Vivimos en tiempos oscuros; no solo en la temporada de invierno, o en un tiempo de duelo y angustia profunda. Este es un tiempo en el que no importa cuál sea nuestra persuasión científica, religiosa o política, nos encontramos agobiados por la oscuridad de lo que escuchamos, vemos y sentimos a nuestro alrededor. La naturaleza, antes confiable y predecible, se comporta de manera nunca vista. Nuestros gobiernos e Iglesias —instituciones en las que hemos confiado y confiamos— nos han defraudado y no suavemente. Nos bombardean con retórica florida, argumentos febriles, contradicciones y afirmaciones que no son ciertas. Tragedias y catástrofes que nunca pensamos posibles suceden regularmente. No es de extrañar que la esperanza sea difícil de encontrar.

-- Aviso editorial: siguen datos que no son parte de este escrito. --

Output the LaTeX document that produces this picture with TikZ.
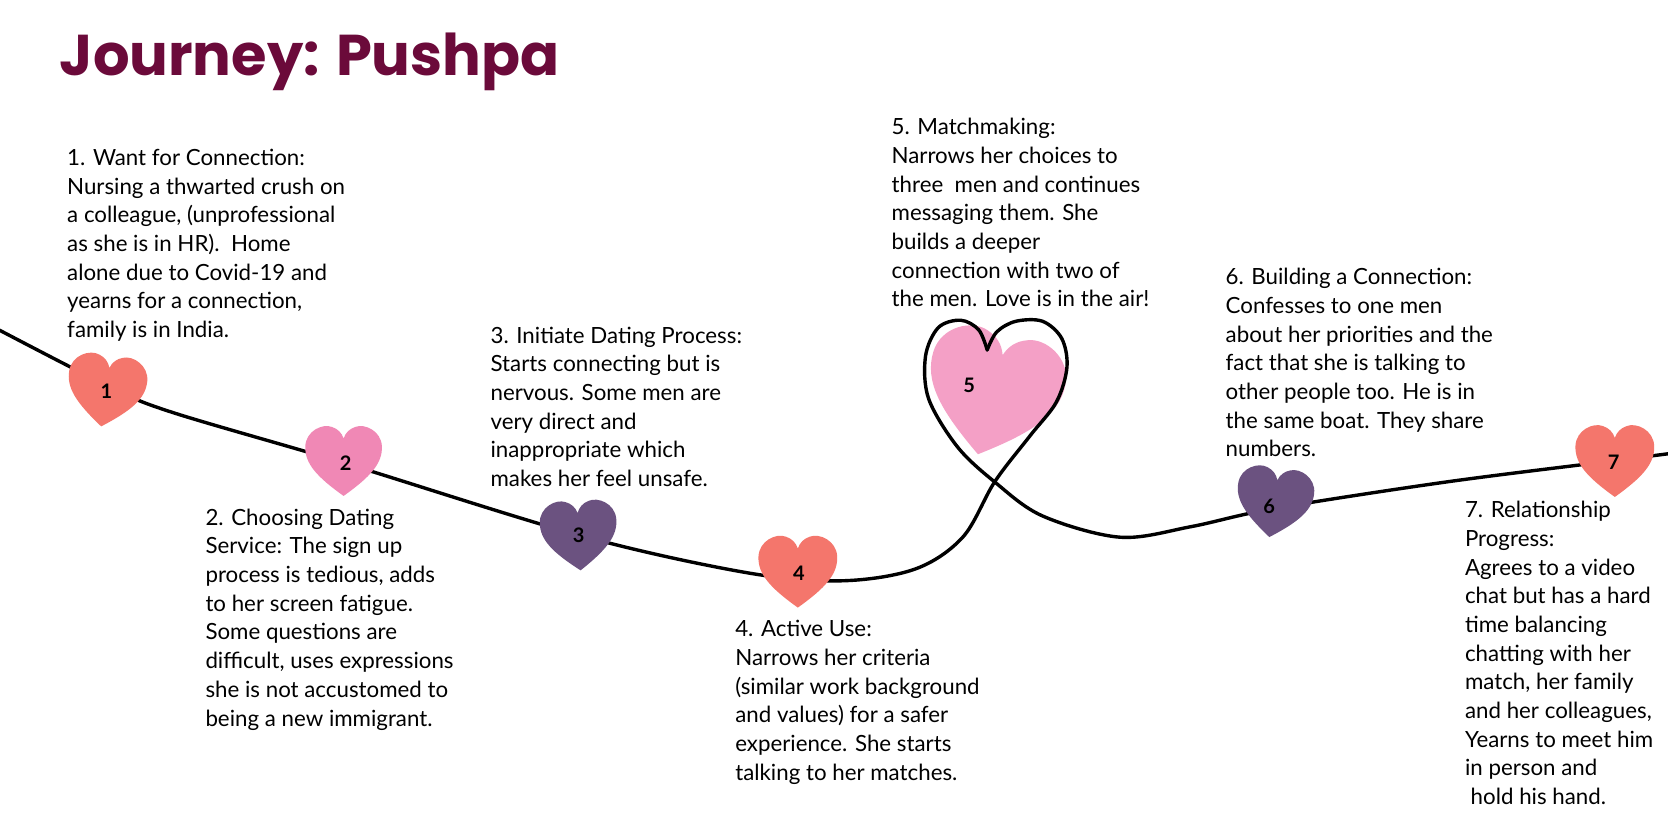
\documentclass[tikz,border=0pt]{standalone}
\usepackage{fontspec}
\setmainfont{Lato}
\newfontfamily\titlefont{Poppins}
\definecolor{maroon}{HTML}{6B0A3A}
\definecolor{salmon}{HTML}{F4766C}
\definecolor{pinkA}{HTML}{F088B5}
\definecolor{pinkB}{HTML}{F4A0C6}
\definecolor{plum}{HTML}{6B5280}
\tikzset{
  heart/.pic={\fill[#1] (0,0.95) .. controls (-0.7,0.45) and (-1.02,0.1) .. (-1,-0.35) .. controls (-0.98,-0.75) and (-0.55,-0.95) .. (-0.3,-0.85) .. controls (-0.15,-0.8) and (-0.05,-0.7) .. (0,-0.55) .. controls (0.05,-0.7) and (0.15,-0.8) .. (0.3,-0.85) .. controls (0.55,-0.95) and (0.98,-0.75) .. (1,-0.35) .. controls (1.02,0.1) and (0.7,0.45) .. (0,0.95) -- cycle;},
  num/.style={font=\fontsize{20}{20}\selectfont\bfseries},
  story/.style={anchor=north west,align=left,inner sep=0pt,font=\fontsize{22.3}{28.7}\selectfont},
  journey/.style={line width=3.4pt,black,line cap=round,line join=round}
}
\begin{document}
\begin{tikzpicture}[x=1.0638pt,y=-1.0638pt]
\useasboundingbox[fill=white] (0,0) rectangle (1568,789.6);
\node[anchor=west,inner sep=0pt,text=maroon,font=\titlefont\fontsize{57.5}{57.5}\selectfont\bfseries] (title) at (56,58) {Journey: Pushpa};
% heart 5 fill
\pic[rotate=-14,scale=64] at (934,368) {heart=pinkB};
\draw[journey] plot[smooth,tension=0.55] coordinates {(-5,308) (100,362) (160,387) (323,435) (544,503) (700,538) (790,546) (860,535) (905,505) (935,453) (968,410) (993,378) (1003,345) (998,318) (980,302) (955,302) (937,312) (928,329)};
\draw[journey] plot[smooth,tension=0.55] coordinates {(928,329) (920,310) (903,301) (882,308) (870,335) (873,375) (900,420) (935,453) (980,485) (1053,505) (1120,495) (1198,478) (1360,453) (1518,433) (1580,425)};
\pic[rotate=-8,scale=37] at (100,366) {heart=salmon};
\pic[rotate=0,scale=36] at (323,432) {heart=pinkA};
\pic[rotate=3,scale=36] at (544,502) {heart=plum};
\pic[rotate=0,scale=37] at (750,536) {heart=salmon};
\pic[rotate=-8,scale=36] at (1198,471) {heart=plum};
\pic[rotate=0,scale=37] at (1518,432) {heart=salmon};
\node[num] (n1) at (100,368) {1};
\node[num] (n2) at (325,435) {2};
\node[num] (n3) at (544,503) {3};
\node[num] (n4) at (751,539) {4};
\node[num] (n5) at (911,362) {5};
\node[num] (n6) at (1193,476) {6};
\node[num] (n7) at (1517,435) {7};
\node[story] (t1) at (63,140) {1. Want for Connection:\\Nursing a thwarted crush on\\a colleague, (unprofessional\\as she is in HR).\ \ Home\\alone due to Covid-19 and\\yearns for a connection,\\family is in India.};
\node[story] (t2) at (193,478) {2. Choosing Dating\\Service: The sign up\\process is tedious, adds\\to her screen fatigue.\\Some questions are\\difficult, uses expressions\\she is not accustomed to\\being a new immigrant.};
\node[story] (t3) at (461,307) {3. Initiate Dating Process:\\Starts connecting but is\\nervous. Some men are\\very direct and\\inappropriate which\\makes her feel unsafe.};
\node[story] (t4) at (691,583) {4. Active Use:\\Narrows her criteria\\(similar work background\\and values) for a safer\\experience. She starts\\talking to her matches.};
\node[story] (t5) at (838,111) {5. Matchmaking:\\Narrows her choices to\\three\ \ men and continues\\messaging them. She\\builds a deeper\\connection with two of\\the men. Love is in the air!};
\node[story] (t6) at (1152,252) {6. Building a Connection:\\Confesses to one men\\about her priorities and the\\fact that she is talking to\\other people too. He is in\\the same boat. They share\\numbers.};
\node[story] (t7) at (1377,471) {7. Relationship\\Progress:\\Agrees to a video\\chat but has a hard\\time balancing\\chatting with her\\match, her family\\and her colleagues,\\Yearns to meet him\\in person and\\\ hold his hand.};
\end{tikzpicture}
\end{document}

El filósofo, autor y periodista franco-argelino, Albert Camus, escribió: «En pleno invierno, finalmente aprendí que en mi interior yace un verano invencible». Fue diciembre cuando leí por primera vez esa cita. Mi padre acababa de fallecer, el ultimo miembro de mi familia inmediata. Las tareas a las que me enfrentaba: planear otro funeral, vender una casa, deshacerse de medio siglo de tesoros familiares, agradecer montones de condolencias —sola— parecía imposible. Las palabras de Camus me conmovieron profundamente y también me parecieron ciertas.

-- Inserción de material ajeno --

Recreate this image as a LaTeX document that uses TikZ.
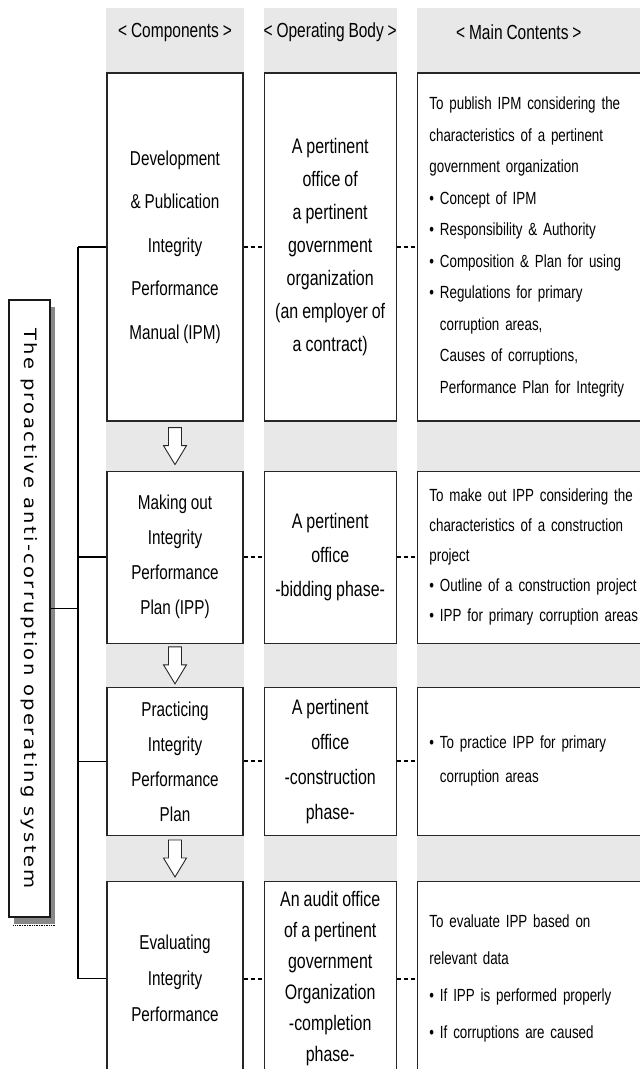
\documentclass[tikz,border=0pt]{standalone}
\usepackage{fontspec}
\setmainfont{Liberation Sans}[FakeStretch=0.76,WordSpace=0.9]
\newfontfamily\sidefont{DejaVu Sans}[FakeStretch=1.15,LetterSpace=14]
\usepackage{tikz}
\usetikzlibrary{positioning,calc,backgrounds,shadows}
\definecolor{colGray}{RGB}{232,232,232}
\definecolor{shadeGray}{RGB}{136,136,136}
\newcommand{\fsz}[2]{\fontsize{#1}{#2}\selectfont}
\newcommand{\bul}{\textbullet\ }
\newcommand{\bulsp}{\hphantom{\textbullet\ }}
\tikzset{
  comp/.style={draw=black!85,line width=1.2pt,fill=white,minimum width=136pt,
               inner sep=2pt,align=center},
  opbody/.style={draw=black!85,line width=1.2pt,fill=white,minimum width=132pt,
                 inner sep=2pt,align=center},
  cont/.style={draw=black!85,line width=1.2pt,fill=white,text width=230pt,
               inner xsep=12pt,inner ysep=2pt,align=left},
  hdr/.style={font=\fsz{20.4}{22}},
  sysbox/.style={draw=black!90,line width=1.2pt,fill=white,minimum width=41pt,
                 minimum height=617pt,inner sep=0pt,
                 general shadow={fill=shadeGray,shadow xshift=4.5pt,shadow yshift=-6.5pt}},
  systext/.style={rotate=-90,font=\sidefont\fsz{17}{19}},
  tree/.style={line width=1.6pt},
  dlink/.style={line width=2pt,dash pattern=on 4.5pt off 2.5pt},
  blockarr/.style={draw=black!85,line width=0.9pt,fill=white,line join=miter},
}

\begin{document}
\begin{tikzpicture}[x=1pt,y=-1pt]
  \useasboundingbox (0,0) rectangle (640,1069);

  %% ── Components column ───────────────────────────────────────────────────
  \node[comp,minimum height=348pt,font=\fsz{20.1}{43.5}] (comp1) at (175,247)
    {Development\\\& Publication\\Integrity\\Performance\\Manual (IPM)};
  \node[comp,minimum height=172pt,font=\fsz{20.1}{35},below=49pt of comp1] (comp2)
    {Making out\\Integrity\\Performance\\Plan (IPP)};
  \node[comp,minimum height=148pt,font=\fsz{20.1}{35},below=43pt of comp2] (comp3)
    {Practicing\\Integrity\\Performance\\Plan};
  \node[comp,minimum height=194pt,font=\fsz{20.1}{36},below=45pt of comp3] (comp4)
    {Evaluating\\Integrity\\Performance};

  %% ── Operating body column ───────────────────────────────────────────────
  \node[opbody,minimum height=348pt,font=\fsz{21}{33},right=20pt of comp1] (body1)
    {A pertinent\\office of\\a pertinent\\government\\organization\\(an employer of\\a contract)};
  \node[opbody,minimum height=172pt,font=\fsz{21}{34},right=20pt of comp2] (body2)
    {A pertinent\\office\\-bidding phase-};
  \node[opbody,minimum height=148pt,font=\fsz{21}{35},right=20pt of comp3] (body3)
    {A pertinent\\office\\-construction\\phase-};
  \node[opbody,minimum height=194pt,font=\fsz{21}{31},right=20pt of comp4] (body4)
    {An audit office\\of a pertinent\\government\\Organization\\-completion\\phase-};

  %% ── Main contents column ────────────────────────────────────────────────
  \node[cont,minimum height=348pt,font=\fsz{17.6}{31.5},right=20pt of body1] (cont1)
    {To publish IPM considering the\\characteristics of a pertinent\\government organization\\
     \bul Concept of IPM\\\bul Responsibility \& Authority\\\bul Composition \& Plan for using\\
     \bul Regulations for primary\\\bulsp corruption areas,\\\bulsp Causes of corruptions,\\
     \bulsp Performance Plan for Integrity};
  \node[cont,minimum height=172pt,font=\fsz{17.6}{30},right=20pt of body2] (cont2)
    {To make out IPP considering the\\characteristics of a construction\\project\\
     \bul Outline of a construction project\\\bul IPP for primary corruption areas};
  \node[cont,minimum height=148pt,font=\fsz{17.6}{34},right=20pt of body3] (cont3)
    {\bul To practice IPP for primary\\\bulsp corruption areas};
  \node[cont,minimum height=194pt,font=\fsz{17.6}{37},right=20pt of body4] (cont4)
    {To evaluate IPP based on\\relevant data\\\bul If IPP is performed properly\\
     \bul If corruptions are caused};

  %% ── Column headers ──────────────────────────────────────────────────────
  \coordinate (hdrline) at (0,32);
  \coordinate (c3mid) at ([xshift=102pt]cont1.west);
  \node[hdr] (hcomp) at (comp1 |- hdrline) {< Components >};
  \node[hdr] (hbody) at (body1 |- hdrline) {< Operating Body >};
  \node[hdr] (hcont) at (c3mid |- hdrline) {< Main Contents >};

  %% ── System box and tree ─────────────────────────────────────────────────
  \node[sysbox] (sys) at (29.5,608.5) {};
  \node[systext] (systxt) at (sys.center) {The proactive anti-corruption operating system};
  \draw[densely dotted,line width=0.7pt] ([xshift=5pt,yshift=-8pt]sys.south west)
    -- ([xshift=5pt,yshift=-8pt]sys.south east);
  \coordinate (trunk) at (78,0);
  \draw[tree] (sys.east) -- (sys.east -| trunk);
  \draw[tree] (comp1.west -| trunk) -- (comp4.west -| trunk);
  \foreach \r in {1,...,4}
    \draw[tree] (comp\r.west -| trunk) -- (comp\r.west);

  %% ── Dashed links ────────────────────────────────────────────────────────
  \foreach \r in {1,...,4}{
    \draw[dlink] (comp\r.east) -- (body\r.west);
    \draw[dlink] (body\r.east) -- (cont\r.west);
  }

  %% ── Block arrows ────────────────────────────────────────────────────────
  \foreach \a/\b in {comp1/comp2,comp2/comp3,comp3/comp4}{
    \coordinate (mid) at ($(\a.south)!0.5!(\b.north)$);
    \draw[blockarr] ($(mid)+(-6.5,-18.5)$) -- ++(13,0) -- ++(0,18) -- ++(5,0)
      -- ($(mid)+(0,18.5)$) -- ++(-11.5,-19) -- ++(5,0) -- cycle;
  }

  %% ── Gray column bands ───────────────────────────────────────────────────
  \begin{scope}[on background layer]
    \foreach \c in {comp,body,cont}
      \fill[colGray] (\c1.west |- 0,8) rectangle (\c4.east |- 0,1080);
  \end{scope}
\end{tikzpicture}
\end{document}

Algunas mañanas de invierno me detengo en una ventana que mira hacia el este en Marian Woods y recupero el aliento. El resplandor justo debajo del horizonte, detrás de la nítida tracería negra de los árboles, es una homilía sin palabras. Los árboles despojados de su fina vegetación, como esqueletos en esta época del año, no pueden ocultar las heridas que los han formado. Las ramas retorcidas en ángulos extraños, dobladas por dedos helados y vientos implacables, permanecen desnudas, pero sin vergüenza. Arraigados firmemente, han resistido a todo. Si tuvieran voces, ¿qué me dirían?

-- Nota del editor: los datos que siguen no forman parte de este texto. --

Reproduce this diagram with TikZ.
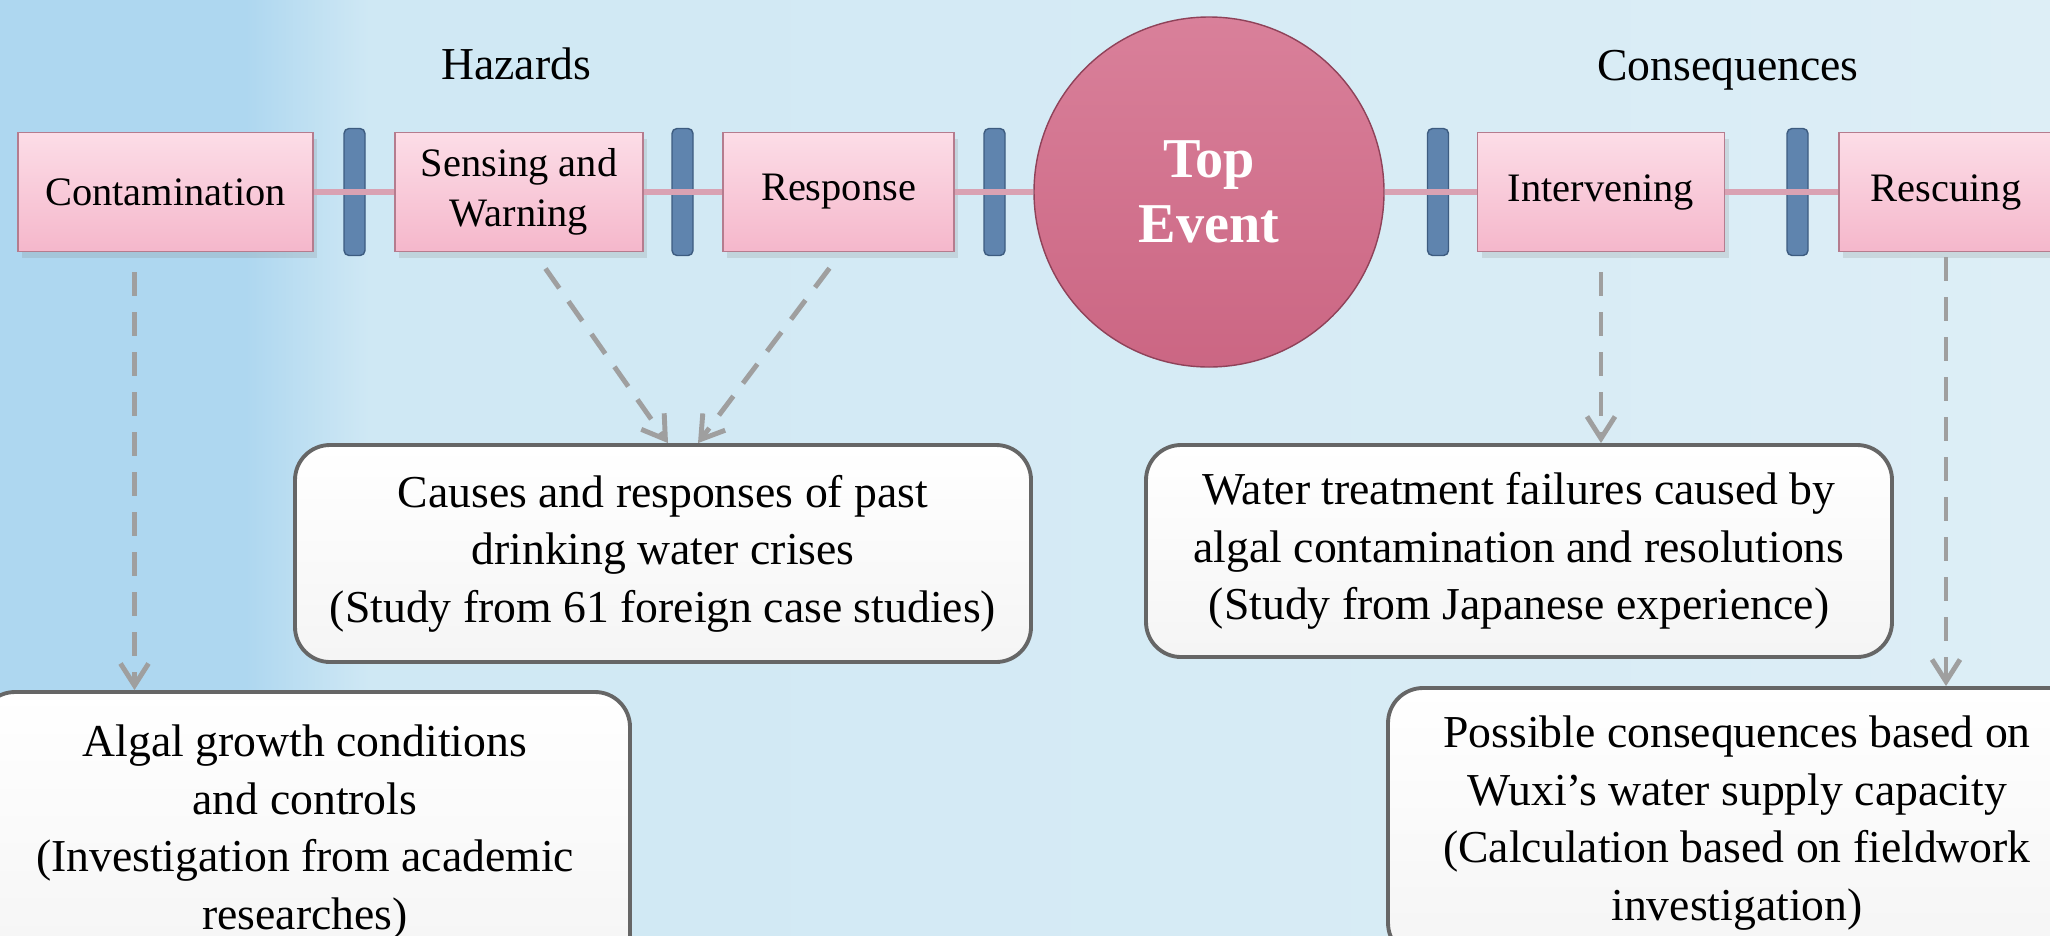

El sol, más fiel incluso que la luna o las estrellas, sale nuevamente, a pesar de lo que, momentos antes, parecía una oscuridad implacable. Destacan los objetos que el tiempo y los elementos maltrataron y me demuestran una vez más que todo estará bien. Ha comenzado otro día, otra oportunidad para hacer las cosas bien, de volver a intentar y creer contra viento y marea que la esperanza es real. La pequeña Annie, en el musical que lleva su nombre, tenía razón cuando coreaba: «Mañana, mañana, te quiero mañana, te falta solo un día para llegar».